To a not-inconsiderable extent, last year's presidential election was a matter of the ignorant of the land nominating one of their own, and enough non-ignorant folks who were terrified of the alternative going along to get him elected. One cannot argue with willful ignorance. I keep reminding myself of that. I keep telling myself not to get drawn into these things, and reminding myself that nothing good can come of it. Nobody can be educated against his will.

And so more and more I find myself in this position. I feel sick about it. But what else can you do?

Militant, dogmatic ignorance is a phenomenon of the left as well as the right. Neo-atheists tend to be characterized by it. So do radical feminists and social justice warriors of every stripe. That I seem to be encountering it most frequently these days on the fashionable Know-Nothing and authoritarian right doesn't make it uniquely a conservative problem.

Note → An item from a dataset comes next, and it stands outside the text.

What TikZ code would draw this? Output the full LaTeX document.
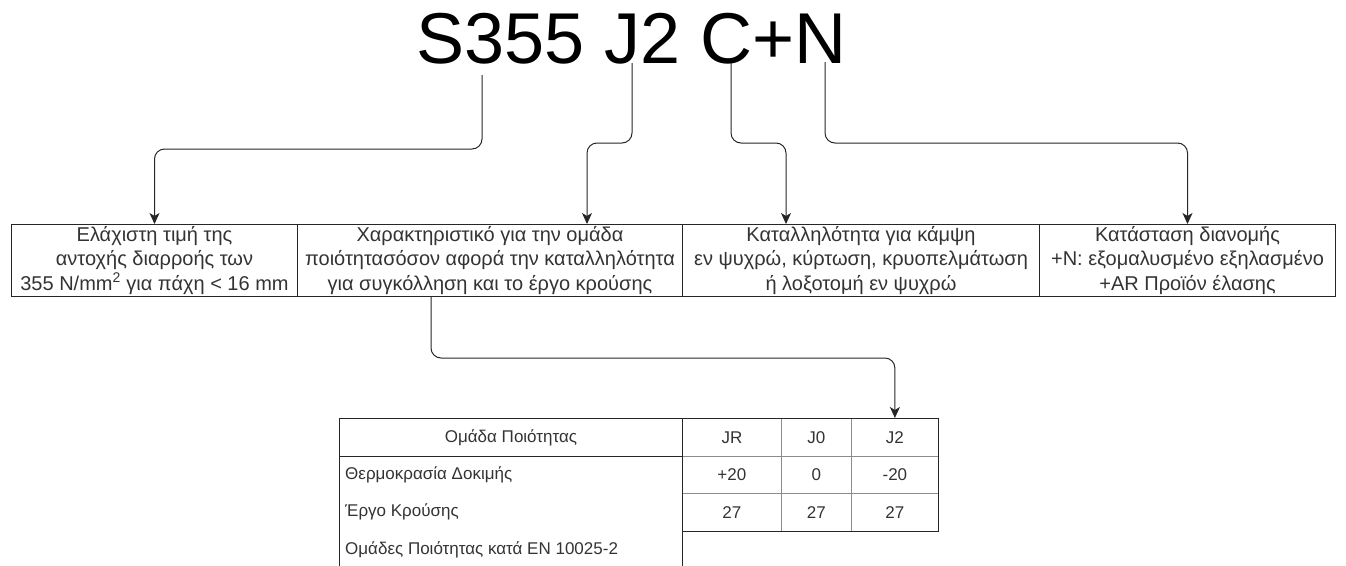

But as the mother of a friend of mine- a very conservative lady- used to be fond of repeating, "A man convinced against his will/Is of the same opinion still." Or, to cite another old saw with sad contemporary relevance, "A person can't be reasoned out of what he was never reasoned into."

I freely acknowledge my own membership in the brotherhood of Know-It-Alls. I know full well the embarrassment of having my own pompous ignorance exposed by better authority or better arguments for what it is. But what do you do with somebody who doesn't know enough to recognize such authority or such arguments, and adamantly maintains his assertion of utter nonsense in the face of both?

You can be embarrassed for him.  And you can get out of the conversation any way you can. Once one has recognized that state of affairs, no good can come of continuing it.

But we've already lost the ability to talk to one another. You can't block people in real life the way you can on Facebook. But what can you do when no possibility of intelligent discussion remains, but only further nonsense?

What, but walk away, and hope that someday something changes which will make further conversation possible- but knowing that it's not going to be anything you can possibly say now?